Isn’t objectification great, ladies? It’s a lot less work.
And the award goes to… Magic Mike
[heading]The “Wait, Didn’t That Come Out Three Years Ago?” Award[/heading]
Have you ever been looking over the year’s box-office data to get ideas for a dopey article about fake awards when you see a 2012 release listed that you could have sworn came out a couple of years ago, at least? Perhaps something is wrong with your brain, because you distinctly remember talking about this movie in 2010. Though you can’t imagine why you talked about it.
And the award goes to… The Three Stooges
[heading]The Snakes on a Plane Award[/heading]
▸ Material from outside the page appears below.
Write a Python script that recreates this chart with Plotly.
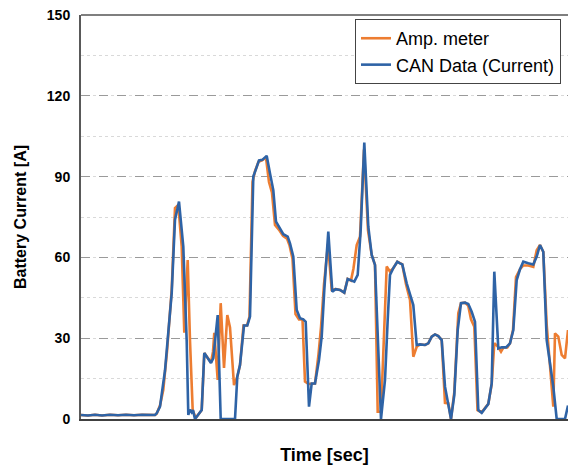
import plotly.graph_objects as go

# ---- data (time in s, current in A) ----
can_time = [0, 7, 14, 21, 29, 37, 45, 53, 61, 69, 74,
            75.7, 79, 84, 87.3, 90.7, 94, 98, 102.3, 105.7, 107.3, 109, 110.7, 112, 114, 120.7,
            123.3, 130, 132.3, 136.7, 139.7, 154, 156.3, 159, 163, 166.3, 169, 172.3, 174.7,
            178, 181.3, 185.7, 189, 192.3, 195, 199, 202.3, 206.7, 209, 212.3, 215.7, 219,
            222.3, 224.7, 228, 230.7, 234, 238, 240.7, 243.3, 247.3, 251.3, 254.7, 259, 263.3,
            266.7, 270, 273.3, 276.7, 279.7, 283.3, 287.3, 290.7, 294, 300, 304, 306.7, 309,
            312.3, 316.3, 319, 321.3, 325.7, 329, 332.3, 335.7, 339, 344, 347.3, 350.7, 354,
            357.3, 360.7, 364, 367.3, 370, 373.3, 376.7, 380, 384, 387.3, 390.7, 394, 397.3,
            400.7, 404, 407.3, 410.7, 413.3, 417.3, 420.7, 425, 429, 432.3, 435.7, 439, 442.3,
            447.3, 452.3, 455.7, 459, 462.3, 465.7, 469, 472.3, 475.7, 484, 487]
can_current = [1.5, 1.3, 1.6, 1.3, 1.6, 1.4, 1.6, 1.4, 1.6, 1.5, 1.5,
               2.1, 4.6, 18, 33, 46.7, 74, 80.7, 64, 29, 1.5, 3.5, 2.5, 3.3, 0, 3.3,
               24.5, 20.8, 22.6, 38.6, 0, 0, 15.7, 20, 34.7, 34.7, 38, 90, 92.5,
               96, 96.2, 97.7, 91.2, 85, 73.3, 70.8, 68.6, 67.7, 65.2, 60.3, 40.5, 37.4,
               37, 36.1, 4.6, 13.2, 13.2, 21.9, 30.6, 47.9, 69.6, 47.3, 48.2, 47.9, 46.9,
               52, 51.4, 51, 53.5, 70.2, 102.6, 71.4, 60.9, 57.2, 0, 14.5, 36.8, 53.5,
               56, 58.4, 57.8, 57.4, 50.4, 46.7, 42.3, 27.5, 27.7, 27.5, 28.1, 30.6, 31.4,
               30.8, 29.3, 12, 5.8, 0, 8.9, 33, 43, 43.2, 42.7, 39.8, 36.1,
               3.3, 2.3, 4, 5.6, 13.2, 54.7, 26.2, 26.6, 26.6, 28.1, 33, 51.6, 55.6, 58.4,
               57.8, 57.4, 60.3, 64.6, 62.1, 29.3, 20.7, 12, 0, 0, 5]

amp_time = [0, 7, 14, 21, 29, 37, 45, 53, 61, 69, 74,
            75.7, 79, 82.3, 86, 90.7, 94, 97.3, 100.7, 103.3, 106.7, 109, 111.7, 114.7, 120.7,
            123.3, 130, 132, 133.3, 136.7, 139.7, 143, 146.3, 149, 153, 156.3, 159, 162.5,
            166, 168.5, 171.5, 174, 177.5, 181, 185, 188, 191, 194, 198.5, 202, 206, 208.5,
            211.5, 214.5, 218, 221.5, 224, 227.5, 230.7, 234, 237.5, 240, 243, 247, 250.7,
            254.7, 259, 263.3, 266.7, 270, 272.5, 275.7, 279, 283, 287, 290.7, 294, 296.7,
            300, 305.7, 309, 312.3, 316.3, 319, 321.3, 325, 329, 332.3, 335.7, 339, 344,
            347.3, 350.7, 354, 357.3, 360.7, 364, 367.3, 370, 373.3, 377.3, 380, 384, 387.3,
            390, 393.3, 396.5, 400.7, 404, 407.3, 410.7, 413.3, 416.7, 420, 422.5, 426.3,
            429, 432, 435, 439, 442.3, 447.3, 452.3, 455.7, 459, 462.3, 465.7, 469, 472.3,
            474, 477.3, 480.7, 484, 487]
amp_current = [1.5, 1.3, 1.6, 1.3, 1.6, 1.4, 1.6, 1.4, 1.6, 1.5, 1.5,
               2, 5, 10.8, 25, 48, 78.3, 79.5, 64, 32, 59, 29, 3.3, 0.4, 3.3,
               24.5, 21, 25, 32, 14.5, 43, 19, 38.6, 34, 12.6, 15.7, 20, 34.7,
               34.7, 38, 88, 92, 95.5, 96, 97, 88, 84, 72, 70, 68, 67, 64.5,
               59.5, 39, 37, 37, 13.9, 13, 13.2, 13.2, 24, 34, 50, 65, 48,
               48.2, 47.9, 46.9, 52, 51.4, 56, 64.6, 67.7, 100, 70, 60.9, 57.2, 2.7,
               2.7, 56.6, 54.7, 56, 58.4, 57.8, 57.4, 50, 44.2, 23.1, 26.8, 27.7, 27.5,
               28.1, 30.6, 31.4, 30.8, 29.3, 6, 5.8, 0, 10, 39.3, 43, 43.2, 42,
               37, 34.3, 3.3, 2.5, 4, 5.6, 13, 28.1, 27, 25, 26.6, 26.6,
               28.1, 33, 52.7, 55.6, 57, 57, 56.5, 62.7, 64.6, 62, 35, 20.7, 4.6,
               31.8, 30.6, 23.8, 22.5, 33]

series_names = ["Amp. meter", "CAN Data (Current)"]
y_ticks = [0, 30, 60, 90, 120, 150]

FONT = "Liberation Sans, Arial, sans-serif"

fig = go.Figure()
fig.add_trace(go.Scatter(x=amp_time, y=amp_current, mode="lines", name=series_names[0],
                         line=dict(color="#ED7D31", width=2.6)))
fig.add_trace(go.Scatter(x=can_time, y=can_current, mode="lines", name=series_names[1],
                         line=dict(color="#2E63A6", width=2.6)))

fig.update_layout(
    width=568, height=465,
    margin=dict(l=81, r=0, t=15, b=46),
    paper_bgcolor="white", plot_bgcolor="white",
    font=dict(family=FONT, color="black"),
    showlegend=True,
    legend=dict(x=0.9856, y=0.99, xanchor="right", yanchor="top",
                bgcolor="white", bordercolor="#444444", borderwidth=1,
                font=dict(size=18, family=FONT), tracegroupgap=0,
                itemwidth=30),
    shapes=[dict(type="line", xref="paper", yref="paper", x0=0, x1=1, y0=1, y1=1,
                 line=dict(color="black", width=1.2))],
)
fig.update_xaxes(range=[0, 487], showticklabels=False, showgrid=False, zeroline=False,
                 showline=True, linecolor="#404040", linewidth=2, ticks="",
                 title=dict(text="<b>Time [sec]</b>", font=dict(size=18, family=FONT), standoff=30))
fig.update_yaxes(range=[0, 150], tickvals=y_ticks, ticktext=[f"<b>{v}</b>" for v in y_ticks],
                 tickfont=dict(size=14, family=FONT), ticks="", ticklabelstandoff=6,
                 showgrid=True, gridcolor="#9a9a9a", griddash="dash", gridwidth=1,
                 zeroline=False, showline=True, linecolor="#595959", linewidth=2,
                 minor=dict(dtick=15, tick0=15, showgrid=True, gridcolor="#d9d9d9", griddash="dot", gridwidth=1),
                 title=dict(text="<b>Battery Current [A]</b>", font=dict(size=16, family=FONT), standoff=16))

fig.write_html("out.html")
As demonstrated time and again, people will pay money to see almost anything. That said, you need more than a jokey title.
And the award goes to… Abraham Lincoln: Vampire Hunter
Note: Next year’s statue, the Abraham Lincoln: Vampire Hunter Award, is preemptively being handed to Hansel and Gretel: Witch Hunters, for any number of reasons.
[heading]The “It Doesn’t Count When You Buy Tickets to Your Own Movie, Sony” Award[/heading]
This prize goes to the film that made the most money at the box office without anyone actually seeing it. $179 mil is a lot of revenue to justify when none of us can find a single person who claims to have been in a theater when the film was being projected. And we know a lot of people.
The award goes to… Men in Black 3
[heading] The Vertigo Award[/heading]
I like a hero-on-a narrow-ledge sequence as much as the next movie goer, but it is possible to numb the suspense by overdoing it. Especially if your movie is almost three hours long and, when reflected upon, seems to be little more than one damned narrow-ledge scene after another. Even more so when your movie is a prequel to a trilogy that had about a thousand narrow-ledge scenes already. Without hinting at what film is about to win this award… What the hell is wrong with Middle Earth? Is the whole damn place one giant cliff? Nobody builds roads? No, because it’s much easier to walk along a crumbling precipice for 300 twisting miles while evil wizards send all kinds of trouble your way than it is to walk down a road. Then, when you and your dwarf friends find themselves inside a giant goblin cave at the end, what’s there but more goddamned cliffs? How many cliffs can you fall from before you end up on the other side of the planet? I’d hate to make a topographical map of Middle Earth. It’s like the Himalayas were parked next to the Marianas Trench, and the only way to get to the supermarket from Hobbitville is to cross it. I don’t even know what that means.
And the award goes to, um… The Hobbit
[heading]Best Villain in Skyfall Award[/heading]
Javier Bardem. You happy now, you freaking crybabies?